Werner Graf warnt davor, »die Vergesellschaftung als die eierlegende Wollmilchsau zu betrachten, die alle Probleme löst«. Es sei mit Klagen zu rechnen und könne noch Jahre dauern, bis es einen rechtssicheren Weg der Vergesellschaftung gibt, daher könne Berlin mit energetischen Sanierungen nicht darauf warten. Außerdem dürfe der Enteignungsparagraph nicht durch eine überstürzte Umsetzung gefährdet werden. »Wenn wir in Berlin damit scheitern, dann geht das in den nächsten zehn Jahren erst mal gar nicht mehr«, stellt er in den Raum. Mathias Schulz verweist bei dieser Frage immer wieder auf die Expert*innenkommission, die die Vergesellschaftung großer Wohnungsbestände derzeit prüfen soll, da vertraue er drauf.

Sören Weißermel von der Uni Kiel betont, dass die Vergesellschaftung gar nicht als Allheilmittel gesehen werde, sondern als eine Voraussetzung für eine sozial-ökologische Transformation, die in der Profitlogik börsenorientierter Unternehmen gar nicht möglich sei. »Vergesellschaftung bietet die Möglichkeit, wieder Zugriff auf den Wohnungsmarkt zu kriegen«, erklärt er. Letztendlich sind Sanierungen natürlich eine Kostenfrage. »Da muss man sich ehrlich machen. Klimaschutz kostet Geld«, sagt Barbara Metz von der Umwelthilfe.
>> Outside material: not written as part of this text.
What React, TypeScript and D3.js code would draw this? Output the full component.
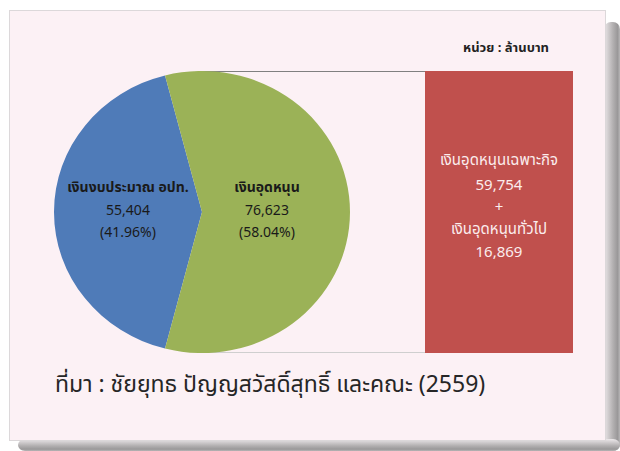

Deshalb müsse die Politik auch deutlich höhere Fördermittel bereitstellen und die Umlage auf Mieter*innen ordnungsrechtlich verbieten. Sparen könne der Staat ja an anderer Stelle: zum Beispiel beim Dienstwagenprivileg, so ihre Idee, die auch dem Publikum gefällt. Mathias Schulz verweist da auf den Bund und auf die viel diskutierte Möglichkeit der Übergewinnsteuer.

Lisa Vollmer will die Berliner Politik jedoch nicht aus ihrer Verantwortung entlassen: »Wir fragen uns gerade, was wir davon haben, schon in der zweiten Legislaturperiode rot-rot-grün regiert zu werden. Die Berliner*innen haben Angst, ihr Zuhause zu verlieren«, erklärt sie den beiden Politikern. Natürlich solle die Enteignung rechtssicher gemacht werden, »aber jetzt ist Zeit zu handeln«, fordert sie. Emma Unser von der Grünen Jugend hält abschließend fest, dass sich Klimaschutz und Soziales nicht gegeneinander ausspielen lassen – dafür würden sich die Bewegungen und Jugendverbände weiter einsetzen.